# Is it to early???



## holman927 (Sep 28, 2007)

To start talking about ice fishing. I think my auger is smiling at me. Sucks its August and still 90 degrees outside.


----------



## DallanC (Jan 13, 2009)

Heck no... I bought a 6 man quickfish shack off ebay earlier this year. I need to sell my quickfish II now, I loved that thing but needed something bigger. The 6 man is over kill but what the heck right? 8) 


-DallanC


----------



## Nor-tah (Dec 16, 2007)

YES :evil: 
I have the best fishing spot!! Its 8 inches wide!!! _/O O|* --\O (like this but frozen)


----------



## dubob (Sep 8, 2007)

Hell yah its too early. You don't really expect me to think about ice fishing before the end of duck season - do you? And I've got a brand spanking new auger still in the box to try out this year. January will be here soon enough.


----------



## STEVO (Sep 13, 2007)

holman927 said:


> To start talking about ice fishing. I think my auger is smiling at me. Sucks its August and still 90 degrees outside.


My thoughts exactly  . I cant wait for ice on. Im hoping to be able to get out a buch more this year than I was able to last year. My goal or this season is a Big Mac through the ice. So im thinking im going to be hitting fishlake quite a bit this season.


----------



## lunkerhunter2 (Nov 3, 2007)

It's NEVER too early to think about ice fishing!


----------



## LOAH (Sep 29, 2007)

Bah Humbug! :mrgreen: 

Way too early.

I'll fish through the ice, but only out because it's the only way I can in those frozen months.

I don't even want to think of it until it's here. BOOOOOOOO ICE!


----------



## wyogoob (Sep 7, 2007)

2 urly


----------



## Grandpa D (Sep 7, 2007)

Well, I'm ready for the hard deck!
Wishing for it won't make it get here any sooner but thinking about it and preparing for it sure can't hurt.

I hope to see a lot better Perch fishing this ice season.
Places like Mantua, Rockport and Pineview should fish better this year than they did last year.
Mantua is full of Perch but many are still small.
I don't know how Jordanelle will be.

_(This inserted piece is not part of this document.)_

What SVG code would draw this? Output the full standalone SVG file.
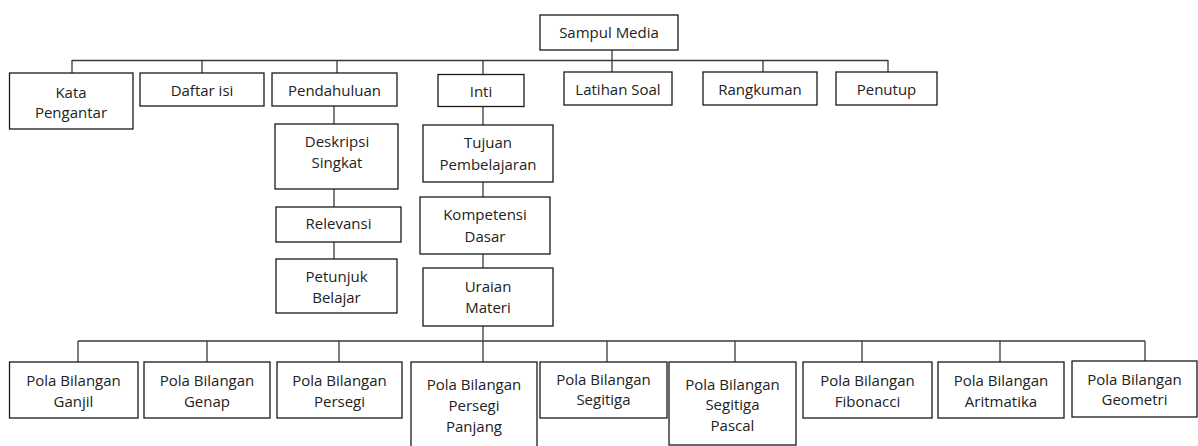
<svg xmlns="http://www.w3.org/2000/svg" width="1198" height="446" viewBox="0 0 1198 446">
<style>
.box{fill:#fff;stroke:#1a1a1a;stroke-width:1.3}
.t{font-family:"Open Sans","Noto Sans",sans-serif;font-size:15px;fill:#222;text-anchor:middle}
.c{stroke:#3a3a3a;stroke-width:1.3;fill:none}
</style>
<rect width="1198" height="446" fill="#fff"/>
<g id="connectors">
<line class="c" x1="72" y1="60.5" x2="888" y2="60.5"/>
<line class="c" x1="612" y1="50" x2="612" y2="72"/>
<line class="c" x1="72" y1="60" x2="72" y2="73"/>
<line class="c" x1="202" y1="60" x2="202" y2="73"/>
<line class="c" x1="337" y1="60" x2="337" y2="73"/>
<line class="c" x1="483" y1="60" x2="483" y2="74"/>
<line class="c" x1="763" y1="60" x2="763" y2="72"/>
<line class="c" x1="888" y1="60" x2="888" y2="72"/>
<line class="c" x1="334" y1="106" x2="334" y2="124"/>
<line class="c" x1="334" y1="189" x2="334" y2="207"/>
<line class="c" x1="334" y1="242" x2="334" y2="259"/>
<line class="c" x1="483" y1="107" x2="483" y2="125"/>
<line class="c" x1="483" y1="182" x2="483" y2="197"/>
<line class="c" x1="483" y1="254" x2="483" y2="268"/>
<line class="c" x1="483" y1="326" x2="483" y2="362"/>
<line class="c" x1="78" y1="341" x2="1145" y2="341"/>
<line class="c" x1="78" y1="341" x2="78" y2="362"/>
<line class="c" x1="207" y1="341" x2="207" y2="362"/>
<line class="c" x1="339" y1="341" x2="339" y2="362"/>
<line class="c" x1="607" y1="341" x2="607" y2="362"/>
<line class="c" x1="735" y1="341" x2="735" y2="362"/>
<line class="c" x1="862" y1="341" x2="862" y2="362"/>
<line class="c" x1="1000" y1="341" x2="1000" y2="362"/>
<line class="c" x1="1145" y1="341" x2="1145" y2="361"/>
</g>
<g id="sampul"><rect class="box" x="540" y="15" width="138" height="35"/><text class="t" x="609" y="38">Sampul Media</text></g>
<g id="kata"><rect class="box" x="9.5" y="73" width="123.5" height="56"/><text class="t" x="71" y="98">Kata</text><text class="t" x="71" y="118">Pengantar</text></g>
<g id="daftar"><rect class="box" x="140" y="73" width="124" height="33"/><text class="t" x="202" y="96">Daftar isi</text></g>
<g id="pendahuluan"><rect class="box" x="272" y="73" width="125" height="33"/><text class="t" x="334.5" y="96">Pendahuluan</text></g>
<g id="inti"><rect class="box" x="438" y="74.5" width="86" height="32"/><text class="t" x="481" y="97">Inti</text></g>
<g id="latihan"><rect class="box" x="564" y="72" width="108" height="33"/><text class="t" x="618" y="95">Latihan Soal</text></g>
<g id="rangkuman"><rect class="box" x="703" y="72" width="114" height="33"/><text class="t" x="760" y="95">Rangkuman</text></g>
<g id="penutup"><rect class="box" x="836" y="72" width="101" height="33"/><text class="t" x="886.5" y="95">Penutup</text></g>
<g id="deskripsi"><rect class="box" x="275" y="124" width="123" height="65"/><text class="t" x="337" y="147">Deskripsi</text><text class="t" x="337" y="168">Singkat</text></g>
<g id="relevansi"><rect class="box" x="276" y="207" width="125" height="35"/><text class="t" x="338.5" y="229">Relevansi</text></g>
<g id="petunjuk"><rect class="box" x="276" y="259" width="121" height="54"/><text class="t" x="336.5" y="282">Petunjuk</text><text class="t" x="336.5" y="303">Belajar</text></g>
<g id="tujuan"><rect class="box" x="423" y="125" width="130" height="57"/><text class="t" x="488" y="148">Tujuan</text><text class="t" x="488" y="170">Pembelajaran</text></g>
<g id="kompetensi"><rect class="box" x="420" y="197" width="130" height="57"/><text class="t" x="485" y="220">Kompetensi</text><text class="t" x="485" y="242">Dasar</text></g>
<g id="uraian"><rect class="box" x="423" y="268" width="130" height="58"/><text class="t" x="488" y="292">Uraian</text><text class="t" x="488" y="313">Materi</text></g>
<g id="ganjil"><rect class="box" x="9.5" y="362" width="128.5" height="56"/><text class="t" x="73.5" y="386">Pola Bilangan</text><text class="t" x="73.5" y="407">Ganjil</text></g>
<g id="genap"><rect class="box" x="144" y="362" width="126" height="56"/><text class="t" x="207" y="386">Pola Bilangan</text><text class="t" x="207" y="407">Genap</text></g>
<g id="persegi"><rect class="box" x="277" y="362" width="125" height="56"/><text class="t" x="339.5" y="386">Pola Bilangan</text><text class="t" x="339.5" y="407">Persegi</text></g>
<g id="persegipanjang"><rect class="box" x="411" y="362" width="126" height="92"/><text class="t" x="474" y="390">Pola Bilangan</text><text class="t" x="474" y="411">Persegi</text><text class="t" x="474" y="432">Panjang</text></g>
<g id="segitiga"><rect class="box" x="540" y="362" width="127" height="56"/><text class="t" x="603.5" y="385">Pola Bilangan</text><text class="t" x="603.5" y="405">Segitiga</text></g>
<g id="pascal"><rect class="box" x="669" y="362" width="127" height="83"/><text class="t" x="732.5" y="390">Pola Bilangan</text><text class="t" x="732.5" y="410">Segitiga</text><text class="t" x="732.5" y="431">Pascal</text></g>
<g id="fibonacci"><rect class="box" x="803" y="362" width="129" height="56"/><text class="t" x="867.5" y="386">Pola Bilangan</text><text class="t" x="867.5" y="407">Fibonacci</text></g>
<g id="aritmatika"><rect class="box" x="938" y="362" width="126" height="56"/><text class="t" x="1001" y="386">Pola Bilangan</text><text class="t" x="1001" y="407">Aritmatika</text></g>
<g id="geometri"><rect class="box" x="1072" y="361" width="125" height="56"/><text class="t" x="1134.5" y="385">Pola Bilangan</text><text class="t" x="1134.5" y="405">Geometri</text></g>
</svg>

I hope good.

Strawberry is always a fun trip.
Wish it was a little closer though.


----------



## Catherder (Aug 2, 2008)

holman927 said:


> To start talking about ice fishing. I think my auger is smiling at me. Sucks its August and still 90 degrees outside.


Nah, never too early to talk about ice fishing, BUT don't forget that much of the best softwater fishing of the year is coming up before the ponds freeze.


----------



## Texscala (Sep 8, 2007)

On our way back from our High Uinta fishing trip a buddy and I started planning an overnighter on the ice for December. 

I still have a lot of bird hunting to do before then.


----------



## holman927 (Sep 28, 2007)

I agree. I don't want to miss out on any hunts, football season, or anything else from now to the first of January. I sure am ready for some UWN ice get togethers though.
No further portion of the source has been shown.